Co do innych zwierząt to szczury po roku przyzwyczaiły się już do ich zapachu i obecności, zwłaszcza jeśli (mam nadzieję

) do bezpośrednich konfrontacji nie dochodzi (nie polują na siebie nawzajem ?

). Żadna klatka nawet największa nie wystarczy szczurowi, to wędrownisie i uwielbiają zwiedzać. Twoje są po prostu mało oswojone i nie przyzwyczajone do chodzenia na spacery, Wracają do klatki bo tam czują się pewnie.

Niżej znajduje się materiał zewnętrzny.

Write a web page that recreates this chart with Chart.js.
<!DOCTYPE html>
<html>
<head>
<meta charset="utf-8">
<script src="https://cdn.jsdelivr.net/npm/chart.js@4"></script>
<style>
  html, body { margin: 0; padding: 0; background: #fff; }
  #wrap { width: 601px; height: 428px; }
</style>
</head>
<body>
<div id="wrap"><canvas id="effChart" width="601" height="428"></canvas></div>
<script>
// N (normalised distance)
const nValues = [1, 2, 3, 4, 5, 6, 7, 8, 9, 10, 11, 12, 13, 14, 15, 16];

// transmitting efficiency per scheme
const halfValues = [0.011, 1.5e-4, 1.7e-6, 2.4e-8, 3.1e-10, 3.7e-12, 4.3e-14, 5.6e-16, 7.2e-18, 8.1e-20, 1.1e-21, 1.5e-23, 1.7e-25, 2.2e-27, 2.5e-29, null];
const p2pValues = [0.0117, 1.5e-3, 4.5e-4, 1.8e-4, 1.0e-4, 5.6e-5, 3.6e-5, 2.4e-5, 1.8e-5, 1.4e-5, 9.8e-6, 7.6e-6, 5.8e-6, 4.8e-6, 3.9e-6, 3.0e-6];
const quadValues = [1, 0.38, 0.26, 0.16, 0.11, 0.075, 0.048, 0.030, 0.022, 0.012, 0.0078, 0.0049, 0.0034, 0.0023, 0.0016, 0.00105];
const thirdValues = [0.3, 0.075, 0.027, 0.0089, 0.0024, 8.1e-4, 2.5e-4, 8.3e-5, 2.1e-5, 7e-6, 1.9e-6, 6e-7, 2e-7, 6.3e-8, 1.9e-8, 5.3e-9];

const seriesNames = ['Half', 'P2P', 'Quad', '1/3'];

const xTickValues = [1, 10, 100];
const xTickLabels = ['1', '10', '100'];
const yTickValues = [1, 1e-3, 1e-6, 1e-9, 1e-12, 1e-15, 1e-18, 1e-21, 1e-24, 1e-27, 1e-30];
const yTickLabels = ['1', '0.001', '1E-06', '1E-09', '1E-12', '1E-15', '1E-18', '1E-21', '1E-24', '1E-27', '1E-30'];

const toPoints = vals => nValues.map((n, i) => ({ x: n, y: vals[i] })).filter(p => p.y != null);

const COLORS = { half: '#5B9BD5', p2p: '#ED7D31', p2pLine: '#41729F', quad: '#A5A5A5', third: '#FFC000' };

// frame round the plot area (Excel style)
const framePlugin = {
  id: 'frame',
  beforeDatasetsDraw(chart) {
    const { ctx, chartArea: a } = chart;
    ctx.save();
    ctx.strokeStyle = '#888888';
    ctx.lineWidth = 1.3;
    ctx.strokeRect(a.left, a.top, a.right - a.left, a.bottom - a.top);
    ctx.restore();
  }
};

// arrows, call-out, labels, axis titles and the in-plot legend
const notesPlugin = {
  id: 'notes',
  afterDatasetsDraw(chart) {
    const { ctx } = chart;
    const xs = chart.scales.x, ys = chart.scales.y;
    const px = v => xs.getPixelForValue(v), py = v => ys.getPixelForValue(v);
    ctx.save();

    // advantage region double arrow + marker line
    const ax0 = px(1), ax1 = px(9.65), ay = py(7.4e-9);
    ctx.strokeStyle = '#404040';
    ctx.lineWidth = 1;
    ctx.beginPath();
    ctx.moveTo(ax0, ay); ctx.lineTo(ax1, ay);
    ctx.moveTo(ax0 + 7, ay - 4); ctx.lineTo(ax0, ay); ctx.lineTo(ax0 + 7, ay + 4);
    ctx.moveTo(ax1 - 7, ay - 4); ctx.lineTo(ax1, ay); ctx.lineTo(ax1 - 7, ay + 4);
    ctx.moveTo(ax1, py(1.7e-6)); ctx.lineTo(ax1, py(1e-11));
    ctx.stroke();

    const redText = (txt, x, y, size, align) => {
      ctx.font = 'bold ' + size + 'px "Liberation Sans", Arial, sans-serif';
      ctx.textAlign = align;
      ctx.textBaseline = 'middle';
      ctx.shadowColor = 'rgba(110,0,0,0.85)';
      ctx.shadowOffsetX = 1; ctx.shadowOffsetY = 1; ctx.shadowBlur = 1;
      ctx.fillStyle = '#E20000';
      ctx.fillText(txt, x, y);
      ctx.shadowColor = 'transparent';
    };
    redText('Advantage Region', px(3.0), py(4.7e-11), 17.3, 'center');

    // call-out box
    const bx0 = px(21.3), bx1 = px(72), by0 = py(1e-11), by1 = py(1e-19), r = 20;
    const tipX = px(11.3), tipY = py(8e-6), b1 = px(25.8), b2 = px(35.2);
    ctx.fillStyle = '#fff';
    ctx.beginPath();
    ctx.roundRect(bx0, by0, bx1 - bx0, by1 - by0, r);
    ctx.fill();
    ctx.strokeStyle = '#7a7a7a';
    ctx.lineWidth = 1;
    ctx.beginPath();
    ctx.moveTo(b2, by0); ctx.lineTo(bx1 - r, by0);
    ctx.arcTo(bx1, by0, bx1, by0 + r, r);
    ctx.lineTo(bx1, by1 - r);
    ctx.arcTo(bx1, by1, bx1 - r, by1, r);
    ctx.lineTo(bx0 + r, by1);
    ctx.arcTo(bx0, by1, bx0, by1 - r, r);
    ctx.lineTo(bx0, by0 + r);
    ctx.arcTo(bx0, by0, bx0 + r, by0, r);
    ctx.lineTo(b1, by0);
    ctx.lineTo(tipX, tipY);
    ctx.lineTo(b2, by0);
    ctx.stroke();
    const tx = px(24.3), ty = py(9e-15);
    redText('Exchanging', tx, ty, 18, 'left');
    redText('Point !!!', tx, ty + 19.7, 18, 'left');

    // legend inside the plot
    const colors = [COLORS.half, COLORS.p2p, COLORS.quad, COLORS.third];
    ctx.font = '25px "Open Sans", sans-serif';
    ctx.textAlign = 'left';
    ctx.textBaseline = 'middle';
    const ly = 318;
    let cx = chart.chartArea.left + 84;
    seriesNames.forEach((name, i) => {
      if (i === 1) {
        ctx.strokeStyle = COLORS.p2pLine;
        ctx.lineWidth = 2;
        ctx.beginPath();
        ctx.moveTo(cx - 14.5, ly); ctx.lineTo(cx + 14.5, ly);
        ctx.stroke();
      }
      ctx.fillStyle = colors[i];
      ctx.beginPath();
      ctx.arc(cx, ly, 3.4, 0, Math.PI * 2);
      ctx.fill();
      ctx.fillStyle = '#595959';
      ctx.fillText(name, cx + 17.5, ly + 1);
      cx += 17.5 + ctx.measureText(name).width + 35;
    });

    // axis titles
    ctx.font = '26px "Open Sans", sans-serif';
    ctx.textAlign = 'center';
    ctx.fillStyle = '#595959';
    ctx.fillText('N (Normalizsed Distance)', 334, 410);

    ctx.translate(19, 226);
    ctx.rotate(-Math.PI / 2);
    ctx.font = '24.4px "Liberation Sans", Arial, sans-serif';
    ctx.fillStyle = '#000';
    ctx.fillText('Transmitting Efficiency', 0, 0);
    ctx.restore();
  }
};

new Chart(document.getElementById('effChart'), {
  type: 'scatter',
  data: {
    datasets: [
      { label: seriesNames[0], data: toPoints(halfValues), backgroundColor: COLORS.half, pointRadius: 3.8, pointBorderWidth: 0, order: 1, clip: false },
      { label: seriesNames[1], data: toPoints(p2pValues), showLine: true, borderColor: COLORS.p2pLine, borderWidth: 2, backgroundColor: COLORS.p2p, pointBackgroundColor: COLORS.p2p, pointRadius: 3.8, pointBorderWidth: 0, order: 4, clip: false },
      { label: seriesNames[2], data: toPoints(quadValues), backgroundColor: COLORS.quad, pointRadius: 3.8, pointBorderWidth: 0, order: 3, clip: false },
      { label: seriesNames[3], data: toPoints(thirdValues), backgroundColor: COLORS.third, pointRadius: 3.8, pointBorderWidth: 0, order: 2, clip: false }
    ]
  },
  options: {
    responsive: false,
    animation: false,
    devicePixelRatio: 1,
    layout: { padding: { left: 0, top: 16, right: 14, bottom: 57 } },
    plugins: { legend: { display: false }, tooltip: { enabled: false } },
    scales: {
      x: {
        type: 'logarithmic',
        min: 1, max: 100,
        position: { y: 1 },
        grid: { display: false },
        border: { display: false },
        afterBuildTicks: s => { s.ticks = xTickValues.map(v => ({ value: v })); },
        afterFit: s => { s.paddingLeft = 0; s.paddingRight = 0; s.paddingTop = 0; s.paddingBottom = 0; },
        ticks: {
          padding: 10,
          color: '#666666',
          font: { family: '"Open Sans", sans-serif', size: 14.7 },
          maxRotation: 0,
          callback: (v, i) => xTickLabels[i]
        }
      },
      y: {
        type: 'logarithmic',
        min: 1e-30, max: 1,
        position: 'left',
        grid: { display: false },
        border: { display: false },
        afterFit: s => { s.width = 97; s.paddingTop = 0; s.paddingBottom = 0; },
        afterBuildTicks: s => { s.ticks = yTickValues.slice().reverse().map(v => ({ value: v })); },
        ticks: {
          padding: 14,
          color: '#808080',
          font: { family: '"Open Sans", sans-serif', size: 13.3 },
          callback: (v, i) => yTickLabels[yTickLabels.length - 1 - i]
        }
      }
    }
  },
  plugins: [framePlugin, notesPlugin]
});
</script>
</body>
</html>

Trzeba nie ustawać w zabiegach wywabiania ich z klatki. Ale na spokojnie, nic na siłę. Najlepsza metoda - "na głodniaka" - czyli całe żarcie z klatki out (ale całe) i czekamy aż im motywacja wzrośnie (znaczy aż zgłodnieją), umieszczamy się 1-2 metry od otwartej klatki z zapasem żarcia i smakołyków (znaczy dla szczurów nie z chipsami i colą

) i czekamy...........................................CIERPLIWIE I DŁUGO
Muszą w końcu wyjść i zacząć wychodzić, nie ma innej opcji. Wtedy w nagrodę smakołyk. I powtarzamy do skutku, będą wychodziły coraz częściej i chętniej. Tylko trzeba zadbać żeby w czasie pierwszych spacerów nic ich nie przestraszyło (gwałtowny ruch, hałas) i zawsze muszą mieć dostęp do otwartej klatki żeby wiedziały że mogą do niej wrócić.